Author: Sam Enthoven
Doubleday
RRP: £5.99
ISBN: 978 0 552 55359 9
Available 02 April 2009


Three seemingly unrelated events happened in a short space of time, but we know from the six degrees of separation that nothing is really unrelated. The first thing that happened was that David Sinclair, the new Prime Minister, discovered that a large part of the nation’s wealth has been poured into a super soldier project, who’s only product was a rather large and hormonally challenged teenage tyrannosaurus Rex. Sinclair quickly pulls the plug on the project. The second odd event is that fourteen year old Chris Pitman, on a trip to the British Museum, encounters an odd woman who places a bangle on his wrist that he can’t get off. He is only in this position because of a rather brutal rejection by Anna Mallahide, whose father is about to make a breakthrough in nano-technology, thanks to the funding so quickly removed from the T Rex project. These three seemingly unrelated events will see Tim (Tyrannosaurus: Improved Model) form an alliance with Anna and Chris against her well meaning, but quite mad, father...

Tim: Defender of the Earth is a new teenage novel from Sam Enthoven, whose previous novel, The Black Tattoo; gained much critical praise - the audio book version won a Publishers Weekly "Listen Up" Award in 2006.

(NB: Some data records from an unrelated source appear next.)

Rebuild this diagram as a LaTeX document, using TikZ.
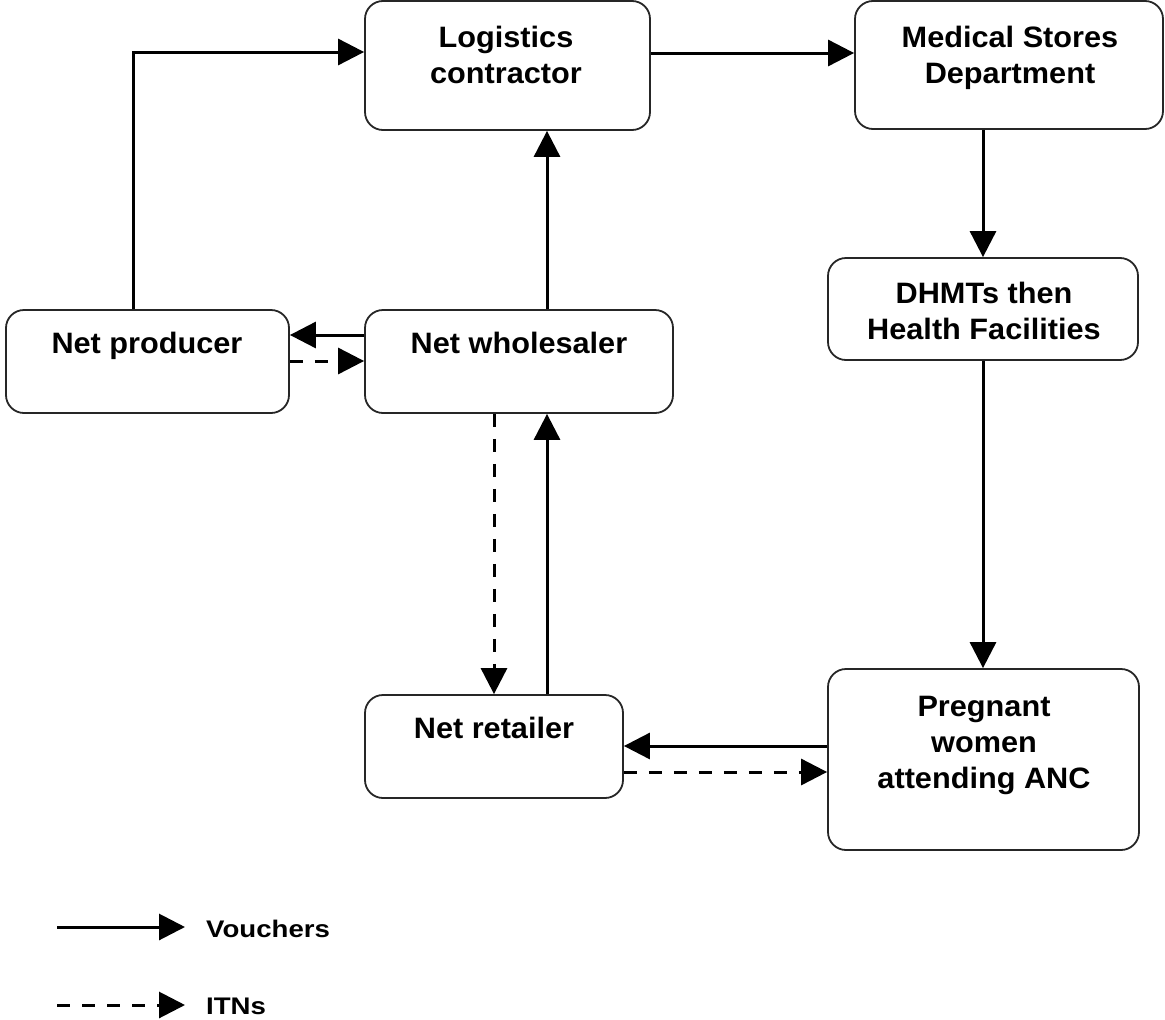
\documentclass[tikz,border=0pt]{standalone}
\usepackage{graphicx}
\usepackage{fontspec}
\setmainfont{Liberation Sans}
\usetikzlibrary{arrows.meta}
\newcommand\hsx[1]{\scalebox{1.04}[1]{#1}}
\newcommand\lsx[1]{\scalebox{1.15}[1]{#1}}
\begin{document}
\begin{tikzpicture}[x=1pt,y=-1pt,
  box/.style={draw=black!85,line width=1.8pt,rounded corners=18pt,inner sep=0pt},
  lbl/.style={font=\bfseries\fontsize{29.5}{36}\selectfont,align=center,anchor=north,inner sep=0pt},
  leg/.style={font=\bfseries\fontsize{24}{28}\selectfont,anchor=west,inner sep=0pt},
  vou/.style={line width=3pt,-{Triangle[length=26pt,width=26pt]}},
  itn/.style={line width=3pt,dash pattern=on 13pt off 12pt,-{Triangle[length=26pt,width=26pt]}}]
\useasboundingbox (0,0) rectangle (1165,1020);
% boxes
\node[box,minimum width=285pt,minimum height=129pt] (log) at (507.5,65.5) {};
\node[box,minimum width=308pt,minimum height=128pt] (msd) at (1009,65) {};
\node[box,minimum width=310pt,minimum height=102pt] (dhm) at (983,309) {};
\node[box,minimum width=283pt,minimum height=103pt] (prod) at (147.5,361.5) {};
\node[box,minimum width=308pt,minimum height=103pt] (wh) at (519,361.5) {};
\node[box,minimum width=258pt,minimum height=103pt] (ret) at (494,746.5) {};
\node[box,minimum width=311pt,minimum height=181pt] (preg) at (983.5,759.5) {};
% texts
\node[lbl] (tlog) at (506,26) {\hsx{Logistics}\\\hsx{contractor}};
\node[lbl] (tmsd) at (1010,26) {\hsx{Medical Stores}\\\hsx{Department}};
\node[lbl] (tdhm) at (984,282) {\hsx{DHMTs then}\\\hsx{Health Facilities}};
\node[lbl] (tprod) at (147,332) {\hsx{Net producer}};
\node[lbl] (twh) at (519,332) {\hsx{Net wholesaler}};
\node[lbl] (tret) at (494,717) {\hsx{Net retailer}};
\node[lbl] (tpreg) at (984,696) {\hsx{Pregnant}\\\hsx{women}\\\hsx{attending ANC}};
% connectors
\draw[vou] (prod.north -| 133,0) |- (log.west |- 0,52);
\draw[vou] (log.east |- 0,53) -- (msd.west |- 0,53);
\draw[vou] (msd.south -| 983,0) -- (dhm.north -| 983,0);
\draw[vou] (dhm.south -| 983,0) -- (preg.north -| 983,0);
\draw[vou] (wh.north -| 547,0) -- (log.south -| 547,0);
\draw[vou] (wh.west |- 0,335) -- (prod.east |- 0,335);
\draw[itn] (prod.east |- 0,361) -- (wh.west |- 0,361);
\draw[itn] (wh.south -| 494,0) -- (ret.north -| 494,0);
\draw[vou] (ret.north -| 547,0) -- (wh.south -| 547,0);
\draw[vou] (preg.west |- 0,746) -- (ret.east |- 0,746);
\draw[itn] (ret.east |- 0,772) -- (preg.west |- 0,772);
% legend
\coordinate (l1a) at (57,927);
\coordinate (l1b) at (185,927);
\coordinate (l2a) at (57,1005);
\coordinate (l2b) at (185,1005);
\draw[vou] (l1a) -- (l1b);
\draw[itn] (l2a) -- (l2b);
\node[leg] (tv) at (206,929) {\lsx{Vouchers}};
\node[leg] (ti) at (206,1006) {\lsx{ITNs}};
\end{tikzpicture}
\end{document}
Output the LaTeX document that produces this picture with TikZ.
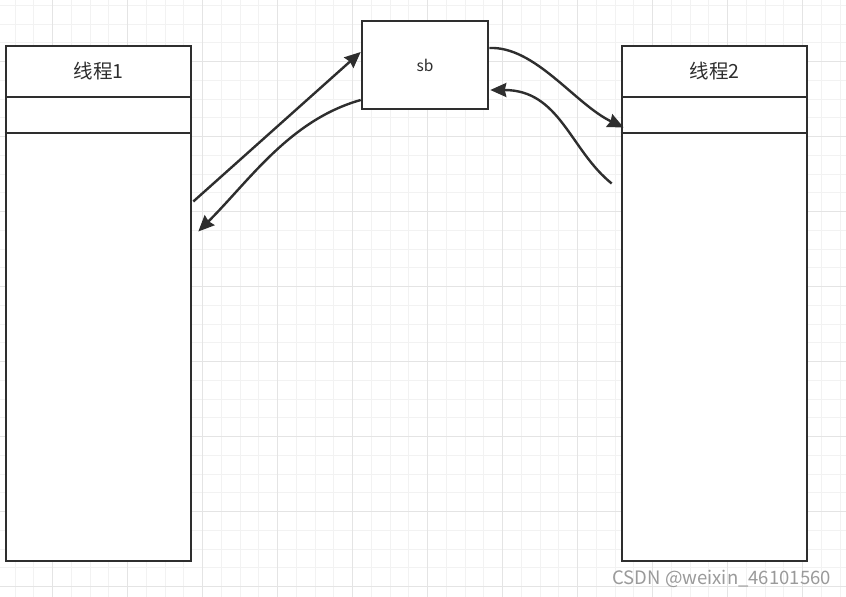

In his new novel Enthoven has moved away from the horror genre of his previous book into the realms of science fiction/fantasy with his story of one boy and his dinosaur. One of the biggest problems of writing for a sophisticated teenage audience is where to pitch your narrative. Too many books talk down to their audience, but not in the case of Tim. Whimsical it may be, but the characters feel very real. Sam does not hold back in either the vocabulary he uses or the real concerns of his characters.

The pace of the book is brisk, hardly pausing to smell the flowers, Sam takes his readers on a fun filled roller coaster ride which owes more than a little to Godzilla. The style is very visual, which helps draw the audience into this wacky world. Its London setting and descriptive narrative would certainly lend itself to a great popcorn movie. It might appear at first viewing that this is a shallow book, and whilst it is true that it appears to possess little in the way of a subtext, its attention to detail and language will subtlety introduce its reader to the art of good writing.

At the start of the book Chris is our unlikely hero, full of teenage angst, he is the very unlikely defender of the Earth; he desperately wants to be cool but is never quite able to pull it off, a problem to young adults everywhere.  My favourite character didn’t turn out to be Chris or Tim, but Anna, who possesses an underlying melancholy. Far in advance of her years, this makes her a good foil for what are essentially a couple of slightly dim teenage boys - a melancholy which is increased when her slightly deranged father, Professor Mallahide, gives himself over to his own technology, even to the point of being consumed by it.

Overall this is well worth reading. What’s not to like? It’s perfectly pitched for its audience with dinosaurs, mad scientists and a set of believable character, which you will come to like and care for.